Copy out all the lines exactly. Omit pictures.
* Start *
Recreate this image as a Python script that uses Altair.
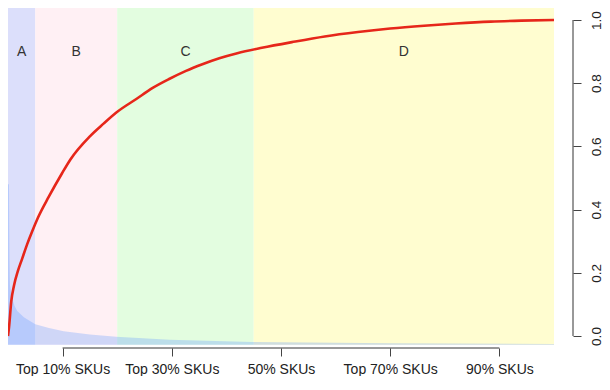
import altair as alt
import pandas as pd

# ---- data ----
band_names = ["A", "B", "C", "D"]
band_starts = [0.0, 0.05, 0.20, 0.45]
band_ends = [0.05, 0.20, 0.45, 1.0]
band_colors = ["#dcdffb", "#fff0f4", "#e3fde0", "#fffdd0"]

curve_x = [0, 0.002, 0.006, 0.011, 0.018, 0.026, 0.035, 0.044, 0.055, 0.0745,
           0.099, 0.114, 0.15, 0.175, 0.199, 0.235, 0.265, 0.296, 0.326, 0.356,
           0.387, 0.42, 0.465, 0.52, 0.58, 0.641, 0.70, 0.762, 0.82, 0.884, 0.94, 1.0]
curve_y = [0, 0.03, 0.11, 0.16, 0.205, 0.245, 0.29, 0.33, 0.375, 0.44,
           0.515, 0.558, 0.632, 0.672, 0.708, 0.75, 0.785, 0.814, 0.839, 0.86,
           0.879, 0.895, 0.912, 0.93, 0.948, 0.962, 0.973, 0.982, 0.989, 0.995, 0.998, 1.0]

share_x = [0, 0.0018, 0.0027, 0.0036, 0.0073, 0.012, 0.017, 0.029, 0.050, 0.075,
           0.102, 0.15, 0.198, 0.296, 0.447, 0.7, 1.0]
share_y = [0.48, 0.48, 0.245, 0.16, 0.12, 0.095, 0.079, 0.059, 0.037, 0.025,
           0.015, 0.005, -0.002, -0.012, -0.019, -0.023, -0.025]

tick_values = [0.1, 0.3, 0.5, 0.7, 0.9]
tick_labels = ["Top 10% SKUs", "Top 30% SKUs", "50% SKUs", "Top 70% SKUs", "90% SKUs"]
y_ticks = [0.0, 0.2, 0.4, 0.6, 0.8, 1.0]

Y_LO, Y_HI = -0.038, 1.038
BASE = -0.028
W, H = 546, 340
OFF = 19
FONT = "Liberation Sans"

bands = pd.DataFrame({
    "name": band_names, "start": band_starts, "end": band_ends,
    "lo": [BASE] * 4, "hi": [Y_HI] * 4,
    "mid": [(s + e) / 2 for s, e in zip(band_starts, band_ends)],
    "ty": [0.9] * 4,
})
curve = pd.DataFrame({"x": curve_x, "y": curve_y})
share = pd.DataFrame({"x": share_x, "y": share_y, "base": [BASE] * len(share_x)})
axis_df = pd.DataFrame({"a": [tick_values[0]], "b": [tick_values[-1]], "y0": [0.0], "y1": [1.0]})

xs = alt.Scale(domain=[0, 1], nice=False, zero=False)
ys = alt.Scale(domain=[Y_LO, Y_HI], nice=False, zero=False)

label_expr = "''"
for v, t in reversed(list(zip(tick_values, tick_labels))):
    label_expr = f"round(datum.value*100)=={round(v*100)} ? '{t}' : ({label_expr})"

x_axis = alt.Axis(values=tick_values, labelExpr=label_expr, domain=False, grid=False,
                  tickSize=8, tickColor="#444", labelFontSize=14, labelFont=FONT,
                  labelColor="#222", labelPadding=6, labelFlush=False,
                  labelOverlap=False, title=None)
y_axis = alt.Axis(orient="right", values=y_ticks, format=".1f", domain=False, grid=False,
                  offset=OFF, tickSize=8, tickColor="#444", labelAngle=270,
                  labelAlign="center", labelBaseline="top", labelPadding=8,
                  labelFontSize=13.5, labelFont=FONT, labelColor="#222", title=None)


def X(field):
    return alt.X(field, scale=xs, axis=x_axis)


def Y(field):
    return alt.Y(field, scale=ys, axis=y_axis)


band_layer = alt.Chart(bands).mark_rect().encode(
    x=X("start:Q"), x2="end:Q",
    y=Y("lo:Q"), y2="hi:Q",
    color=alt.Color("name:N", scale=alt.Scale(domain=band_names, range=band_colors), legend=None),
)

area_layer = alt.Chart(share).mark_area(color="#6ea0ff", opacity=0.33).encode(
    x=X("x:Q"), y=Y("y:Q"), y2="base:Q",
)

line_layer = alt.Chart(curve).mark_line(color="#e6261a", strokeWidth=2.6,
                                        interpolate="monotone").encode(
    x=X("x:Q"), y=Y("y:Q"),
)

text_layer = alt.Chart(bands).mark_text(fontSize=14, font=FONT, color="#333",
                                        baseline="middle").encode(
    x=X("mid:Q"), y=Y("ty:Q"), text="name:N",
)

xline = alt.Chart(axis_df).mark_rule(color="#333", strokeWidth=1).encode(
    x=X("a:Q"), x2="b:Q", y=alt.value(H),
)

yline = alt.Chart(axis_df).mark_rule(color="#333", strokeWidth=1).encode(
    x=alt.value(W + OFF), y=Y("y0:Q"), y2="y1:Q",
)

chart = alt.layer(band_layer, area_layer, line_layer, text_layer, xline, yline).properties(
    width=W, height=H,
    autosize=alt.AutoSizeParams(type="none"),
    padding={"left": 0, "top": 0, "right": 48, "bottom": 28},
    background="white",
).configure_view(stroke=None)

chart.save("out.html", embed_options={"renderer": "svg", "actions": False})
* End *
- [Exercise response]
Recreate this image as a Python script that uses Altair.
import altair as alt
import pandas as pd

# ---- data ----
band_names = ["A", "B", "C", "D"]
band_starts = [0.0, 0.05, 0.20, 0.45]
band_ends = [0.05, 0.20, 0.45, 1.0]
band_colors = ["#dcdffb", "#fff0f4", "#e3fde0", "#fffdd0"]

curve_x = [0, 0.002, 0.006, 0.011, 0.018, 0.026, 0.035, 0.044, 0.055, 0.0745,
           0.099, 0.114, 0.15, 0.175, 0.199, 0.235, 0.265, 0.296, 0.326, 0.356,
           0.387, 0.42, 0.465, 0.52, 0.58, 0.641, 0.70, 0.762, 0.82, 0.884, 0.94, 1.0]
curve_y = [0, 0.03, 0.11, 0.16, 0.205, 0.245, 0.29, 0.33, 0.375, 0.44,
           0.515, 0.558, 0.632, 0.672, 0.708, 0.75, 0.785, 0.814, 0.839, 0.86,
           0.879, 0.895, 0.912, 0.93, 0.948, 0.962, 0.973, 0.982, 0.989, 0.995, 0.998, 1.0]

share_x = [0, 0.0018, 0.0027, 0.0036, 0.0073, 0.012, 0.017, 0.029, 0.050, 0.075,
           0.102, 0.15, 0.198, 0.296, 0.447, 0.7, 1.0]
share_y = [0.48, 0.48, 0.245, 0.16, 0.12, 0.095, 0.079, 0.059, 0.037, 0.025,
           0.015, 0.005, -0.002, -0.012, -0.019, -0.023, -0.025]

tick_values = [0.1, 0.3, 0.5, 0.7, 0.9]
tick_labels = ["Top 10% SKUs", "Top 30% SKUs", "50% SKUs", "Top 70% SKUs", "90% SKUs"]
y_ticks = [0.0, 0.2, 0.4, 0.6, 0.8, 1.0]

Y_LO, Y_HI = -0.038, 1.038
BASE = -0.028
W, H = 546, 340
OFF = 19
FONT = "Liberation Sans"

bands = pd.DataFrame({
    "name": band_names, "start": band_starts, "end": band_ends,
    "lo": [BASE] * 4, "hi": [Y_HI] * 4,
    "mid": [(s + e) / 2 for s, e in zip(band_starts, band_ends)],
    "ty": [0.9] * 4,
})
curve = pd.DataFrame({"x": curve_x, "y": curve_y})
share = pd.DataFrame({"x": share_x, "y": share_y, "base": [BASE] * len(share_x)})
axis_df = pd.DataFrame({"a": [tick_values[0]], "b": [tick_values[-1]], "y0": [0.0], "y1": [1.0]})

xs = alt.Scale(domain=[0, 1], nice=False, zero=False)
ys = alt.Scale(domain=[Y_LO, Y_HI], nice=False, zero=False)

label_expr = "''"
for v, t in reversed(list(zip(tick_values, tick_labels))):
    label_expr = f"round(datum.value*100)=={round(v*100)} ? '{t}' : ({label_expr})"

x_axis = alt.Axis(values=tick_values, labelExpr=label_expr, domain=False, grid=False,
                  tickSize=8, tickColor="#444", labelFontSize=14, labelFont=FONT,
                  labelColor="#222", labelPadding=6, labelFlush=False,
                  labelOverlap=False, title=None)
y_axis = alt.Axis(orient="right", values=y_ticks, format=".1f", domain=False, grid=False,
                  offset=OFF, tickSize=8, tickColor="#444", labelAngle=270,
                  labelAlign="center", labelBaseline="top", labelPadding=8,
                  labelFontSize=13.5, labelFont=FONT, labelColor="#222", title=None)


def X(field):
    return alt.X(field, scale=xs, axis=x_axis)


def Y(field):
    return alt.Y(field, scale=ys, axis=y_axis)


band_layer = alt.Chart(bands).mark_rect().encode(
    x=X("start:Q"), x2="end:Q",
    y=Y("lo:Q"), y2="hi:Q",
    color=alt.Color("name:N", scale=alt.Scale(domain=band_names, range=band_colors), legend=None),
)

area_layer = alt.Chart(share).mark_area(color="#6ea0ff", opacity=0.33).encode(
    x=X("x:Q"), y=Y("y:Q"), y2="base:Q",
)

line_layer = alt.Chart(curve).mark_line(color="#e6261a", strokeWidth=2.6,
                                        interpolate="monotone").encode(
    x=X("x:Q"), y=Y("y:Q"),
)

text_layer = alt.Chart(bands).mark_text(fontSize=14, font=FONT, color="#333",
                                        baseline="middle").encode(
    x=X("mid:Q"), y=Y("ty:Q"), text="name:N",
)

xline = alt.Chart(axis_df).mark_rule(color="#333", strokeWidth=1).encode(
    x=X("a:Q"), x2="b:Q", y=alt.value(H),
)

yline = alt.Chart(axis_df).mark_rule(color="#333", strokeWidth=1).encode(
    x=alt.value(W + OFF), y=Y("y0:Q"), y2="y1:Q",
)

chart = alt.layer(band_layer, area_layer, line_layer, text_layer, xline, yline).properties(
    width=W, height=H,
    autosize=alt.AutoSizeParams(type="none"),
    padding={"left": 0, "top": 0, "right": 48, "bottom": 28},
    background="white",
).configure_view(stroke=None)

chart.save("out.html", embed_options={"renderer": "svg", "actions": False})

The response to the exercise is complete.